A few more names of poets who've produced great work specifically for kids in the last forty years or so: Vernon Scannell, Roger McGough, Brian Patten, Wes Magee, Ian McMillan, Gareth Owen, Benjamin Zephaniah, James Berry, Michael Rosen, Kit Wright, Jack Prelutsky, Shel Silverstein. Pretty obviously Spike Milligan and Roald Dahl, so famous it's easy to overlook them. And if we stretch it back far enough, James Reeves and Ogden Nash - I'm very hazy on dates here, but I suspect they don't quite make the forty year cut-off. But, blimey, it's quite a list to be going on with, eh? (The lack of women's names is a bit odd though. I've obviously got a major blind spot there.)

6 comments:

Anonymous said...

sylvia plath did write some books for kids (actually considered as a prospective EE topic last year!) but i don't think that falls into the forty year range either. then again, coming from someone who thought that hedda gabler was austrian...

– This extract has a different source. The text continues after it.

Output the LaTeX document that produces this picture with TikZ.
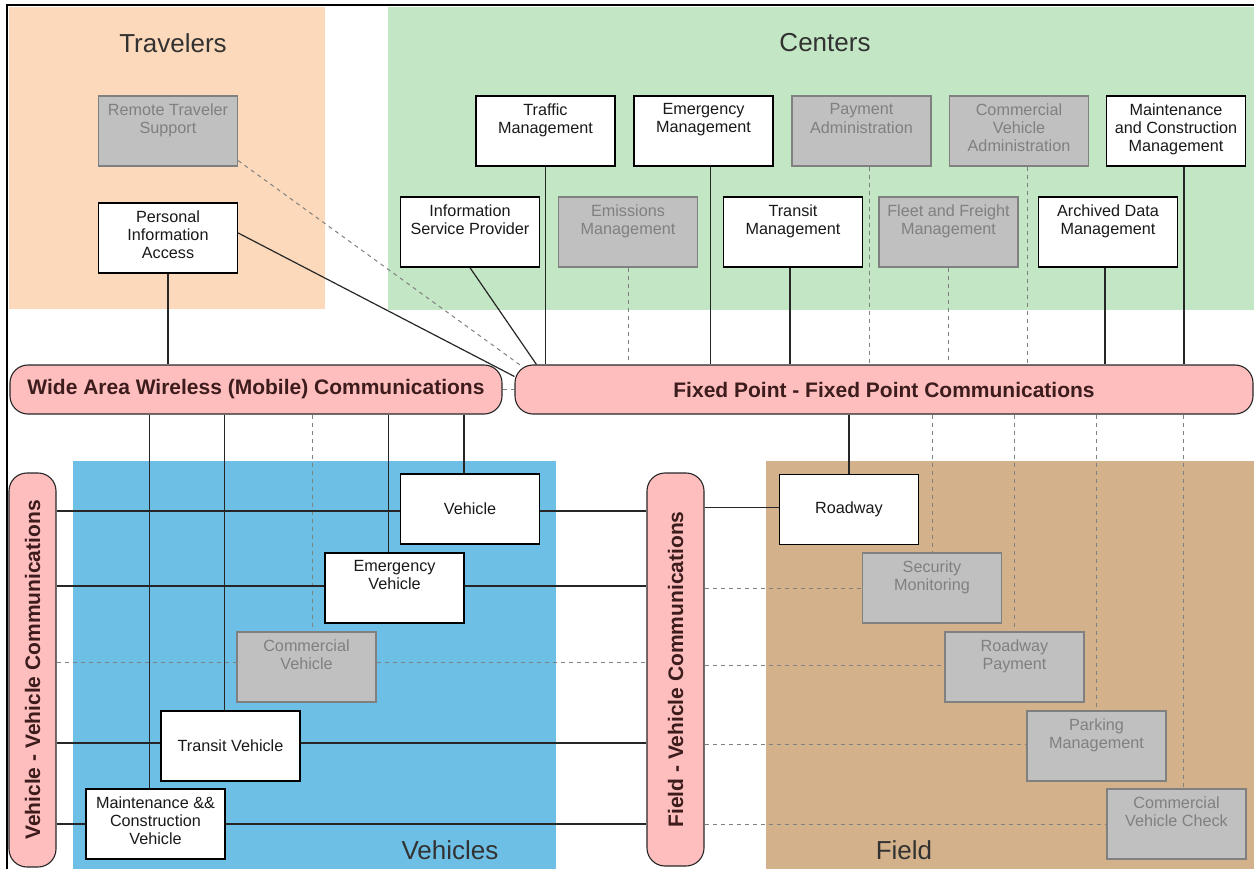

goodnight moon by margaret wise brown is a bit old too, but my mum adored (and still adores) it.

Trebuchet said...

I'm not sure if you'd count Edward Lear and Hilaire Belloc. And of course, I suppose Rudyard Kipling for the marvellous verses in his Jungle Books, Just So Stories, and Rewards & Fairies and Puck of Pook's Hill?

Trebuchet said...

Wait a minute... 40-year cut-off hey? Oops.

Brian Connor said...

Yes, I sort of had Plath in mind when I was putting together my little list, but I don't know her stuff for kids that well. I seem to remember something about beds? The Hedda Gabler line made me laugh immoderately.

That 40 year cut-off was a bit arbitrary. The 20th century (and late 19th) was an extended Golden Age for this kind of verse so I'm more than happy to open the doors to Belloc, Lear and the mighty Kipling. And that means we'll need to get Walter de la Mare onboard.

Anonymous said...

You could throw caution to the wind and include T.S. Eliot for Old Possum's Book of Practical Cats

Brian Connor said...

Old Possum was on my mind just before my last reply but unaccountably slipped from it at the appropriate moment. A most welcome inclusion!